BGH, Beschluss vom 27.08.2014 - XII ZB 133/12
Ermittlung des Nachlasswerts durch Abzug der Nachlassverbindlichkeiten von dem Aktivvermögen; Nachrangigkeit der aus einer Vermächtnisanordnung folgenden Verpflichtung gegenüber dem staatlichen Regressanspruch
a) Der Wert des Nachlasses im Sinn des § 1836 e Abs. 1 Satz 2 Halbsatz 1 BGB ist durch Abzug der Nachlassverbindlichkeiten von dem Aktivvermögen zu ermitteln. Zu den zu berücksichtigenden Nachlassverbindlichkeiten gehören dabei vor allem diejenigen Verpflichtungen, die vom Erblasser herrühren oder die im Zeitpunkt des Erbfalls bereits dem Grunde nach angelegt waren und wegen ihrer Zwangsläufigkeit für den Erben Vorrang beanspruchen können.

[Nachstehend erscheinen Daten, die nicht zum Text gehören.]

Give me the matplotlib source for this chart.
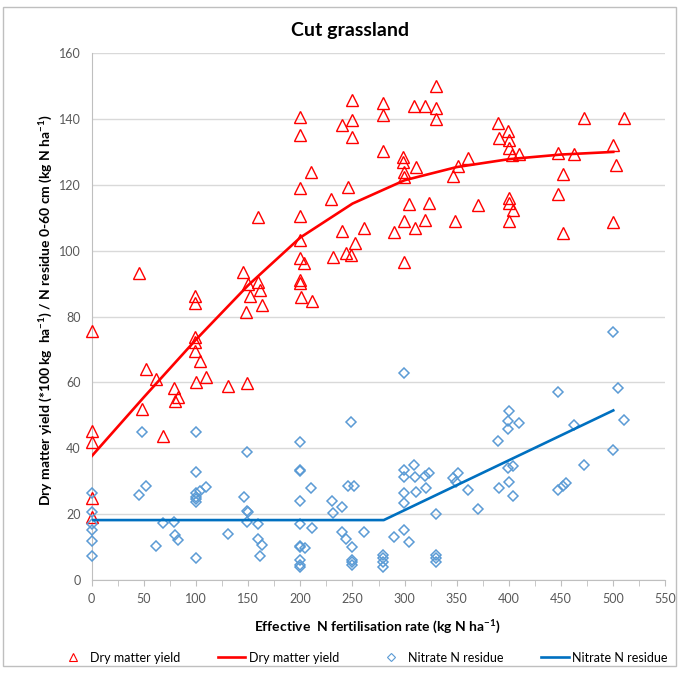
import matplotlib
matplotlib.use('Agg')
import matplotlib.pyplot as plt
from matplotlib.lines import Line2D
from matplotlib.patches import Rectangle

plt.rcParams['font.family'] = ['Lato', 'DejaVu Sans']
plt.rcParams['mathtext.fontset'] = 'custom'
plt.rcParams['mathtext.rm'] = 'Lato:bold'
plt.rcParams['mathtext.default'] = 'rm'

# dry matter yield observations (x = N rate, y = yield)
dm_x = [0, 0, 0, 0, 0, 45.6, 47.9, 52, 61.6, 68.6, 79.2, 83, 79.8,
        99, 99, 99, 99, 99, 100, 103.8, 109.5, 130.3, 145.3, 150, 147.5, 149,
        151.7, 159.7, 159.7, 161.3, 162.9,
        199.6, 199.6, 199.6, 199.6, 199.6, 199.6, 199.6, 199.6, 201, 203.7,
        209.8, 210.8, 229.6, 230.9, 239.5, 239.5, 243.4, 245.9, 248.5,
        249.7, 249.7, 249.7, 252.3, 261, 279.4, 279.4, 279.4, 290,
        298.6, 298.6, 299.6, 299.6, 299.6, 299.2, 304.3, 308.8, 309.8, 310.8,
        319.4, 319.4, 323.2, 329.6, 329.6, 329.6, 345.9, 348.1, 351.3, 360.9,
        370.4, 389.6, 390.6, 399.2, 400.2, 400.2, 400.2, 399.9, 399.9, 403.4,
        404, 409.8, 447, 447, 452, 452, 462, 472, 500, 500, 503, 510]
dm_y = [75.5, 45.1, 42.0, 24.8, 19.2, 93.1, 51.8, 64.1, 61.0, 43.7, 58.2, 55.6, 54.3,
        86.2, 84.0, 73.9, 72.2, 69.6, 60.0, 66.5, 61.7, 58.9, 93.4, 90, 81.5, 59.7,
        86.3, 90.4, 110.1, 88.0, 83.5,
        140.6, 135.1, 119.1, 110.6, 103.2, 97.8, 91.1, 90.1, 86.0, 96.4,
        123.8, 84.8, 115.6, 98.2, 138.3, 106.0, 99.2, 119.4, 98.7,
        145.9, 139.6, 134.6, 102.2, 107.0, 145.0, 141.1, 130.2, 105.7,
        128.5, 127.0, 124.0, 122.4, 96.5, 109.0, 114.1, 144.0, 107.0, 125.5,
        144.0, 109.3, 114.5, 149.9, 143.2, 139.9, 122.7, 109.0, 125.7, 128.3,
        114.0, 138.8, 134.3, 136.4, 133.6, 131.1, 109.0, 115.9, 114.4, 129.0,
        112.5, 129.5, 129.7, 117.3, 123.3, 105.5, 129.4, 140.3, 132.1, 108.8, 126, 140.3]

# fitted yield response
dm_fit_x = [0, 50, 100, 150, 200, 250, 300, 350, 400, 450, 500]
dm_fit_y = [37.6, 55.5, 73, 89.5, 104, 114.3, 121.4, 125.4, 127.8, 129.2, 130.0]

# nitrate N residue observations
no3_x = [0, 0, 0, 0, 0, 0, 45.6, 47.9, 52, 61.6, 68.6, 79.2, 79.8, 83,
         100, 100, 100, 100, 100, 100, 100, 103.8, 109.5, 130.3, 146.3, 148.5, 148.5,
         150, 149.1, 159.7, 159.7, 162.9, 161.3,
         199.6, 199.6, 199.6, 199.6, 199.6, 199.6, 199.6, 199.6, 199.6, 199.6,
         204.4, 209.8, 210.8, 230, 230.9, 239.5, 239.5, 243.7, 245.9, 248.5,
         249.7, 249.7, 249.7, 249.7, 251.3, 261, 279.4, 279.4, 279.4, 279.4, 290,
         299.6, 299.6, 299.6, 299.6, 299.6, 299.6, 304, 308.8, 309.8, 310.8,
         319.4, 320.3, 323.5, 329.6, 329.6, 329.6, 329.6, 345.9, 348.8, 351.3,
         360.9, 370.4, 389.6, 390.6, 399.2, 399.2, 399.2, 400.2, 400.2, 404, 404,
         409.8, 447, 447, 452, 455, 462, 472, 500, 500, 505, 510]
no3_y = [26.3, 20.7, 17.0, 15.2, 11.9, 7.4, 25.8, 45.0, 28.5, 10.3, 17.4, 17.7, 13.7, 12.1,
         45.0, 32.9, 26.3, 25.3, 24.5, 23.6, 6.8, 27.1, 28.1, 13.9, 25.3, 38.9, 21.0,
         20.5, 17.7, 16.9, 12.4, 10.6, 7.3,
         42.0, 33.4, 33.0, 24.1, 16.9, 10.1, 10.3, 6.1, 4.6, 4.0,
         9.6, 27.8, 15.9, 24.0, 20.2, 22.3, 14.7, 12.4, 28.5, 47.9,
         10.1, 6.1, 5.4, 4.6, 28.5, 14.5, 7.6, 6.7, 5.5, 4.0, 13.1,
         62.9, 33.4, 31.4, 26.3, 23.3, 15.2, 11.4, 34.9, 31.4, 26.6,
         31.6, 27.8, 32.6, 19.9, 7.6, 6.6, 5.6, 31.1, 29.8, 32.4,
         27.3, 21.6, 42.3, 28.0, 48.4, 46.0, 33.9, 51.3, 29.8, 34.7, 25.5,
         47.8, 57, 27.3, 28.5, 29.4, 47, 34.8, 75.2, 39.4, 58.2, 48.5]

# fitted nitrate residue
no3_fit_x = [0, 280, 500]
no3_fit_y = [18.2, 18.2, 51.5]

red = '#FF0000'
blue_pt = '#5B9BD5'
blue_ln = '#0070C0'

fig = plt.figure(figsize=(6.79, 6.81), dpi=100)
ax = fig.add_axes([0.135, 0.1483, 0.845, 0.7737])

ax.plot(dm_x, dm_y, linestyle='none', marker='^', ms=8, mfc='none', mec=red, mew=1.0, zorder=3, clip_on=False)
ax.plot(dm_fit_x, dm_fit_y, color=red, lw=1.9, zorder=4)
ax.plot(no3_x, no3_y, linestyle='none', marker='D', ms=5.3, mfc='none', mec=blue_pt, mew=1.1, zorder=3,
        clip_on=False)
ax.plot(no3_fit_x, no3_fit_y, color=blue_ln, lw=1.9, zorder=4)

ax.set_xlim(0, 550)
ax.set_ylim(0, 160)
ax.set_xticks(range(0, 551, 50))
ax.set_xticks(range(25, 551, 50), minor=True)
ax.set_yticks(range(0, 161, 20))
ax.yaxis.grid(True, color='#D9D9D9', lw=1)
ax.set_axisbelow(True)
for s in ['top', 'right']:
    ax.spines[s].set_visible(False)
for s in ['left', 'bottom']:
    ax.spines[s].set_color('#BFBFBF')
ax.tick_params(axis='x', which='both', length=4, color='#BFBFBF', labelsize=9, labelcolor='#595959', pad=5)
ax.tick_params(axis='y', length=0, labelsize=9, labelcolor='#595959', pad=8)

fig.text(0.515, 0.955, 'Cut grassland', ha='center', va='center', fontsize=14, fontweight='bold')
fig.text(0.556, 0.078, r'Effective  N fertilisation rate (kg N ha$^{-1}$)', ha='center', va='center',
         fontsize=10, fontweight='bold')
fig.text(0.068, 0.545, r'Dry matter yield (*100 kg  ha$^{-1}$) / N residue 0-60 cm (kg N ha$^{-1}$)',
         ha='center', va='center', rotation=90, fontsize=10, fontweight='bold')

handles = [
    Line2D([], [], linestyle='none', marker='^', ms=6, mfc='none', mec=red, mew=0.8),
    Line2D([], [], color=red, lw=1.9),
    Line2D([], [], linestyle='none', marker='D', ms=4.5, mfc='none', mec=blue_pt, mew=0.8),
    Line2D([], [], color=blue_ln, lw=1.9),
]
labels = ['Dry matter yield', 'Dry matter yield', 'Nitrate N residue', 'Nitrate N residue']
fig.legend(handles, labels, loc='center', bbox_to_anchor=(0.535, 0.034), ncol=4, frameon=False,
           fontsize=9, handlelength=2.2, handletextpad=0.3, columnspacing=3.0)

fig.patches.append(Rectangle((3 / 679, 1 - 666 / 681), 673 / 679, 659 / 681, transform=fig.transFigure,
                             fill=False, edgecolor='#BFBFBF', lw=1))

fig.savefig('out.png', dpi=100)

b) Demgegenüber mindern gleich- oder gar nachrangige Nachlassverbindlichkeiten den Nachlasswert nicht. Die aus einer Vermächtnisanordnung folgende Verpflichtung ist gegenüber dem staatlichen Regressanspruch nachrangig und daher ohne Einfluss auf den Nachlasswert.
c) Die Berücksichtigung von im Nachlass befindlichen Vermögensgegenständen bei der Inanspruchnahme der Erben setzt voraus, dass die Gegenstände
verwertbar sind. Verwertung bedeutet jede Art der finanziellen Nutzbarmachung. Eine Immobilie kann daher grundsätzlich nicht nur veräußert, sondern auch beliehen werden, um mit dem Darlehen die Vergütungsforderung zu tilgen.
d) Eine besondere Härte im Sinn des § 102 Abs. 3 Satz 3 SGB XII ist nur bei außergewöhnlich gelagerten Sachverhalten anzunehmen, die es unter Berücksichtigung aller Umstände des Einzelfalls als unbillig erscheinen lassen, den Erben für den Kostenersatz in Anspruch zu nehmen. Sie muss besonders gewichtig sein, also objektiv besonders schwer wiegen, und sich in der Person des Erben realisieren (im Anschluss an BSG NVwZ-RR 2010, 892).
Fundstellen: FGPrax 2014, 254, FamRB 2015, 25, FamRZ 2014, 1775, FuR 2014, 710, MDR 2014, 1210, NJW 2014, 3370, ZEV 2014, 6
Normenkette:
BGB § 1836e Abs. 1 S. 2 Hs. 1
,
SGB XII § 102 Abs. 3 S. 3
Vorinstanzen: AG Betzdorf 08.06.2011 6 XVII 29/07 , LG Koblenz 22.02.2012 2 T 458/11
Tenor
Die Rechtsbeschwerde gegen den Beschluss der 2. Zivilkammer des Landgerichts Koblenz vom 22. Februar 2012 wird auf Kosten der weiteren Beteiligten zu 3 und 4 zurückgewiesen.